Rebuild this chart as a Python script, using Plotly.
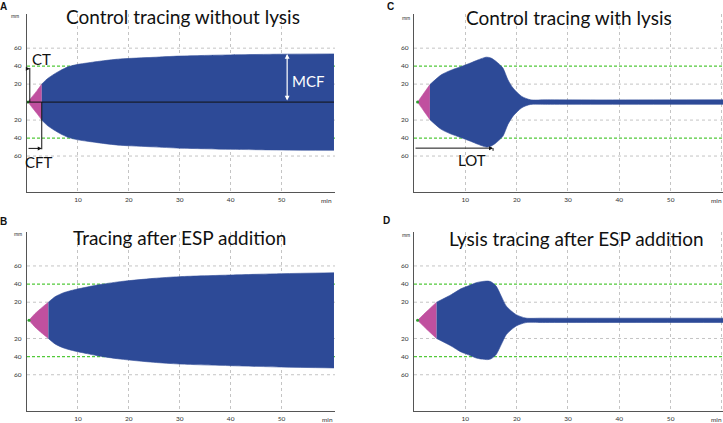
import plotly.graph_objects as go

W, H = 723, 423

# ---------------- data (time in min, amplitude in mm) ----------------
# Panel A: Control tracing without lysis
a_pink_t = [0.2, 1.0, 2.0, 2.9]
a_pink_amp = [0, 6, 13, 20]
a_blue_t = [2.9, 4, 5.3, 6.5, 8.2, 10, 11.8, 15, 18.3, 24.8, 30, 40, 50, 60.3]
a_blue_amp = [20, 26, 31, 35, 39.5, 42, 43.5, 46, 48, 49.8, 51.2, 52.5, 53.3, 53.6]

# Panel B: Tracing after ESP addition
b_pink_t = [0.4, 1.5, 3.0, 4.2]
b_pink_amp = [0, 7, 14.5, 20]
b_blue_t = [4.2, 5.5, 7.2, 9.5, 11.8, 13.8, 18.3, 24.9, 30, 40, 50, 60.3]
b_blue_amp = [20, 26, 30.5, 34, 36.7, 39, 42.7, 46.3, 48.2, 50, 51.5, 52.5]

# Panel C: Control tracing with lysis
c_pink_t = [0.7, 1.8, 3.1]
c_pink_amp = [0, 9, 19.5]
c_blue_t = [3.1, 5.3, 7.0, 9.2, 11.0, 12.5, 14.1, 15.0, 16.0, 17.3, 18.3, 19.3, 21.0, 22.7, 26, 60.2]
c_blue_amp = [19.5, 30.3, 35, 39.6, 43.5, 47, 50, 49, 45.2, 38.1, 24.8, 15.6, 6.3, 2.6, 2.5, 2.5]

# Panel D: Lysis tracing after ESP addition
d_pink_t = [0.7, 2.5, 4.4]
d_pink_amp = [0, 10, 20]
d_blue_t = [4.4, 7.3, 9.2, 10.5, 12.1, 13.1, 14.4, 15.0, 16.0, 17.0, 18.0, 19.9, 21.8, 25, 60.2]
d_blue_amp = [20, 28.5, 35, 37.8, 41.5, 42.7, 43.3, 42.5, 37.8, 26.7, 15.6, 6.3, 2.5, 2.4, 2.4]

titles = ["Control tracing without lysis", "Control tracing with lysis",
          "Tracing after ESP addition", "Lysis tracing after ESP addition"]
letters = ["A", "C", "B", "D"]
x_ticks = [10, 20, 30, 40, 50]
y_ticks = [-60, -40, -20, 20, 40, 60]
y_tick_text = ["60", "40", "20", "20", "40", "60"]
grey_levels = [60, 20, -20, -60]
green_levels = [40, -40]

# annotation values (panel A / C)
ct_time, ct_top = 0.55, 37
cft_time, cft_level = 2.9, -51.5
mcf_time, mcf_value = 51.1, 53.5
lot_time, lot_level = 15.4, -51.2

BLUE = "#2D4A97"
PINK = "#C0509F"
GREEN = "#52C93A"
GRID = "#c4c4c4"
AXIS = "#555555"
FONT = "Lato"

fig = go.Figure()

# panel layout: (suffix, x domain px, y domain px, x range)
panels = [
    ("", (27, 335), (14, 192), (0, 60.5), a_pink_t, a_pink_amp, a_blue_t, a_blue_amp),
    ("2", (414, 723), (14, 192), (0, 60.2), c_pink_t, c_pink_amp, c_blue_t, c_blue_amp),
    ("3", (27, 335), (231.5, 411), (0, 60.5), b_pink_t, b_pink_amp, b_blue_t, b_blue_amp),
    ("4", (414, 723), (231.5, 411), (0, 60.2), d_pink_t, d_pink_amp, d_blue_t, d_blue_amp),
]


def env(t, amp, color, xa, ya):
    ln = dict(color=color, width=0.6, shape="spline", smoothing=0.7)
    fig.add_trace(go.Scatter(x=t, y=amp, mode="lines", line=ln, xaxis=xa, yaxis=ya,
                             hoverinfo="skip", showlegend=False))
    fig.add_trace(go.Scatter(x=t, y=[-v for v in amp], mode="lines", line=ln,
                             fill="tonexty", fillcolor=color, xaxis=xa, yaxis=ya,
                             hoverinfo="skip", showlegend=False))


shapes = []
annotations = []
for i, (suf, xd, yd, xr, pt, pa, bt, ba) in enumerate(panels):
    xa, ya = "x" + suf, "y" + suf
    env(pt, pa, PINK, xa, ya)
    env(bt, ba, BLUE, xa, ya)
    fig.add_trace(go.Scatter(x=[pt[0]], y=[0], mode="markers",
                             marker=dict(color="#2ca02c", size=3), xaxis=xa, yaxis=ya,
                             hoverinfo="skip", showlegend=False))
    xt = x_ticks + ([60] if xr[1] < 60.4 else [])
    fig.layout["xaxis" + suf] = dict(
        domain=[xd[0] / W, xd[1] / W], range=list(xr), anchor=ya,
        tickmode="array", tickvals=xt, ticktext=[str(v) if v < 60 else "" for v in xt],
        showgrid=True, gridcolor=GRID, griddash="dot", gridwidth=1,
        showline=True, linecolor=AXIS, linewidth=1.2, zeroline=False, ticks="",
        tickfont=dict(size=6.5, color="#333", family=FONT), ticklabelstandoff=1,
        fixedrange=True)
    fig.layout["yaxis" + suf] = dict(
        domain=[1 - yd[1] / H, 1 - yd[0] / H], range=[-100, 98], anchor=xa,
        tickmode="array", tickvals=y_ticks, ticktext=y_tick_text,
        showgrid=False,
        showline=True, linecolor=AXIS, linewidth=1.2, zeroline=False, ticks="",
        tickfont=dict(size=6.5, color="#333", family=FONT), ticklabelstandoff=3,
        fixedrange=True)
    for g in grey_levels:
        shapes.append(dict(type="line", xref=xa + " domain", yref=ya, x0=0, x1=1, y0=g, y1=g,
                           line=dict(color=GRID, width=1, dash="dot"), layer="below"))
    for g in green_levels:
        shapes.append(dict(type="line", xref=xa + " domain", yref=ya, x0=0, x1=1, y0=g, y1=g,
                           line=dict(color=GREEN, width=1.2, dash="3px,2px"), layer="below"))
    # title
    cx = [183, 568.5, 179, 576.7][i]
    cy = [16.7, 18, 237.7, 238.3][i]
    annotations.append(dict(text=titles[i], xref="paper", yref="paper", x=cx / W, y=1 - cy / H,
                            showarrow=False, font=dict(family=FONT, size=19, color="#111"),
                            xanchor="center", yanchor="middle"))
    lx = [3.3, 390, 3, 386][i]
    ly = [6.3, 6.7, 221, 220][i]
    annotations.append(dict(text="<b>%s</b>" % letters[i], xref="paper", yref="paper",
                            x=lx / W, y=1 - ly / H, showarrow=False,
                            font=dict(family="Liberation Sans", size=10, color="#111"),
                            xanchor="center", yanchor="middle"))
    mx = [15, 406, 18, 406][i]
    my = [16, 18, 234, 235][i]
    annotations.append(dict(text="mm", xref="paper", yref="paper", x=mx / W, y=1 - my / H,
                            showarrow=False, font=dict(family=FONT, size=5, color="#333"),
                            xanchor="center", yanchor="middle"))
    nx = [326, 716, 327, 716][i]
    ny = [200, 200, 419, 419][i]
    annotations.append(dict(text="min", xref="paper", yref="paper", x=nx / W, y=1 - ny / H,
                            showarrow=False, font=dict(family=FONT, size=6.5, color="#333"),
                            xanchor="center", yanchor="middle"))

# ---- Panel A annotations ----
shapes.append(dict(type="line", xref="x", yref="y", x0=0, x1=a_blue_t[-1], y0=0, y1=0,
                   line=dict(color="#111", width=1), layer="above"))
shapes.append(dict(type="line", xref="x", yref="y", x0=ct_time, x1=ct_time, y0=0, y1=ct_top + 1,
                   line=dict(color="#111", width=1), layer="above"))
shapes.append(dict(type="line", xref="x", yref="y", x0=cft_time, x1=cft_time, y0=0, y1=cft_level - 1,
                   line=dict(color="#111", width=1), layer="above"))
annotations += [
    dict(x=ct_time, y=ct_top, ax=0, ay=ct_top, xref="x", yref="y", axref="x", ayref="y",
         text="", showarrow=True, arrowhead=2, arrowsize=0.8, arrowwidth=1, arrowcolor="#111"),
    dict(x=cft_time, y=cft_level, ax=0, ay=cft_level, xref="x", yref="y", axref="x", ayref="y",
         text="", showarrow=True, arrowhead=2, arrowsize=0.8, arrowwidth=1, arrowcolor="#111"),
    dict(x=2.85, y=47.4, xref="x", yref="y", text="CT", showarrow=False,
         font=dict(family=FONT, size=15, color="#111")),
    dict(x=2.45, y=-66.8, xref="x", yref="y", text="CFT", showarrow=False,
         font=dict(family=FONT, size=15, color="#111")),
    dict(x=mcf_time, y=mcf_value, ax=mcf_time, ay=0, xref="x", yref="y", axref="x", ayref="y",
         text="", showarrow=True, arrowhead=2, arrowside="end+start", arrowsize=0.8,
         arrowwidth=1.2, arrowcolor="white"),
    dict(x=55.2, y=24, xref="x", yref="y", text="MCF", showarrow=False,
         font=dict(family=FONT, size=15, color="white")),
]

# ---- Panel C annotation ----
annotations += [
    dict(x=lot_time, y=lot_level, ax=0, ay=lot_level, xref="x2", yref="y2", axref="x2", ayref="y2",
         text="", showarrow=True, arrowhead=2, arrowsize=0.8, arrowwidth=1, arrowcolor="#111"),
    dict(x=11.3, y=-64, xref="x2", yref="y2", text="LOT", showarrow=False,
         font=dict(family=FONT, size=15, color="#111")),
]
shapes.append(dict(type="line", xref="x2", yref="y2", x0=lot_time, x1=lot_time,
                   y0=lot_level, y1=lot_level - 3, line=dict(color="#111", width=1), layer="above"))

fig.update_layout(width=W, height=H, autosize=False, margin=dict(l=0, r=0, t=0, b=0),
                  paper_bgcolor="white", plot_bgcolor="white", showlegend=False,
                  font=dict(family=FONT), shapes=shapes, annotations=annotations)

fig.write_html("out.html", config={"displayModeBar": False, "staticPlot": True},
               post_script="document.body.style.margin='0px';document.body.style.overflow='hidden';")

The problem: Every line from the start of the listing above through the line with "52.5, 53.3, 53.6]" should be repeated exactly; skip the pictures and add nothing else.

Full solution:
Rebuild this chart as a Python script, using Plotly.
import plotly.graph_objects as go

W, H = 723, 423

# ---------------- data (time in min, amplitude in mm) ----------------
# Panel A: Control tracing without lysis
a_pink_t = [0.2, 1.0, 2.0, 2.9]
a_pink_amp = [0, 6, 13, 20]
a_blue_t = [2.9, 4, 5.3, 6.5, 8.2, 10, 11.8, 15, 18.3, 24.8, 30, 40, 50, 60.3]
a_blue_amp = [20, 26, 31, 35, 39.5, 42, 43.5, 46, 48, 49.8, 51.2, 52.5, 53.3, 53.6]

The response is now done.